A street scene in Bangui, capital of the Central African Republic.
The United Nations Multidimensional Integrated Stabilization Mission in the Central African Republic (MINUSCA) has reported that it is on “high alert” as the situation in the war-torn country remains fragile, with armed groups threatening to destabilize its capital city, Bangui.
The Mission’s update was provided by Farhan Haq, Deputy Spokesperson for the Secretary-General at the regular press briefing at UN Headquarters, who said that MINUSCA “remains on high alert to prevent any attempts of armed ex-Séléka moving towards the capital, Bangui.”
On Saturday in the Kemo prefecture, MINUSCA and Sangaris (French-led) forces “confirmed the presence of approximately 150 ex-Séléka or Front Popularie pour la Renaissance de Centrafrique (FPRC),” said the Deputy Spokesperson.
“MINUSCA engaged with their leader, Nourredine Adam in Kaga Bandoro and conveyed a strong message that the International Forces would not accept any movement of the armed groups towards Bangui.”
Mr.

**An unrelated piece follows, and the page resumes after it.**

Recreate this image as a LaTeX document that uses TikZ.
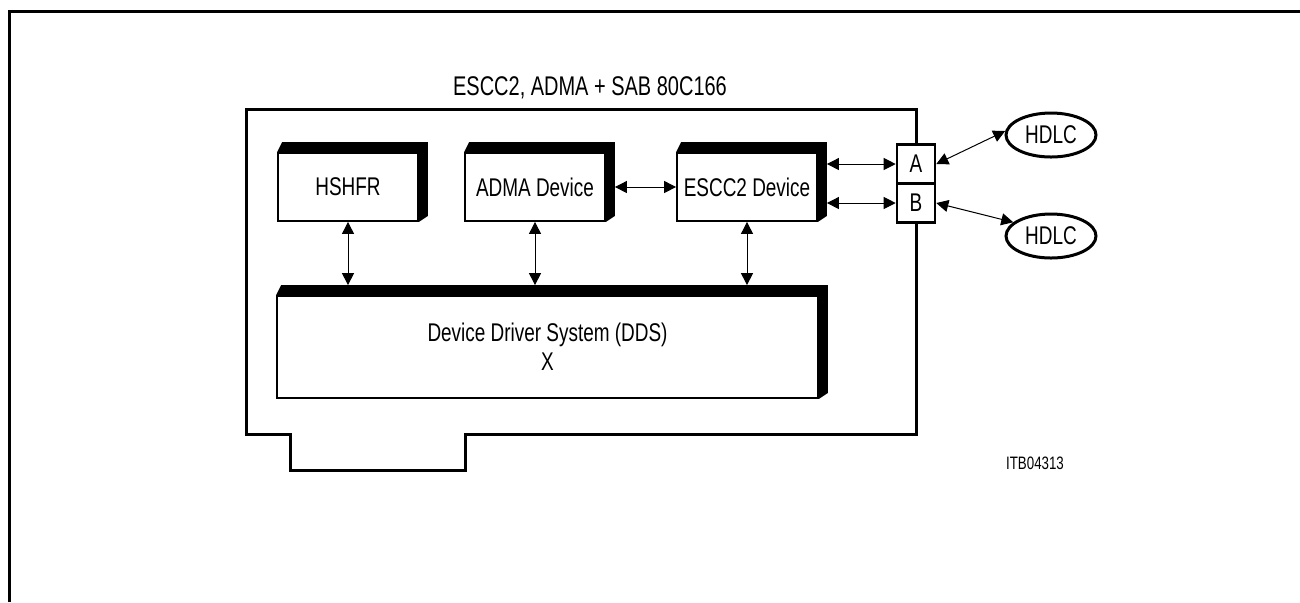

Haq added that the Mission is “very concerned over what it calls the organized infiltration of several armed groups in Bangui and has condemned all attempts to destabilize Bangui.”
“In accordance with its mandate to protect the civilian population from the threat of physical violence, the Mission, with support from Sangaris, has used force in reaction to attacks from FPRC elements around Sibut,” continued the spokesperson.
He also noted that, “unknown persons targeted MINUSCA on two occasions on Saturday,” although no casualties were recorded.”
“MINUSCA is determined to continue to use all necessary means to protect civilians, strengthen State authority and support the political process,” he said.
The ‘ad hoc Committee on elections’ agreed on a preliminary electoral calendar for CAR, which is scheduled to be presented to the National Transitional Council next week.
MINUSCA, set up in April 2014 to help bring peace after a breakdown of governmental authority and vicious intercommunal fighting between mainly the Muslim Séléka group and the mainly Christian anti-Balaka movement, currently maintains nearly 11,000 uniformed personnel in the country, one of the world’s poorest.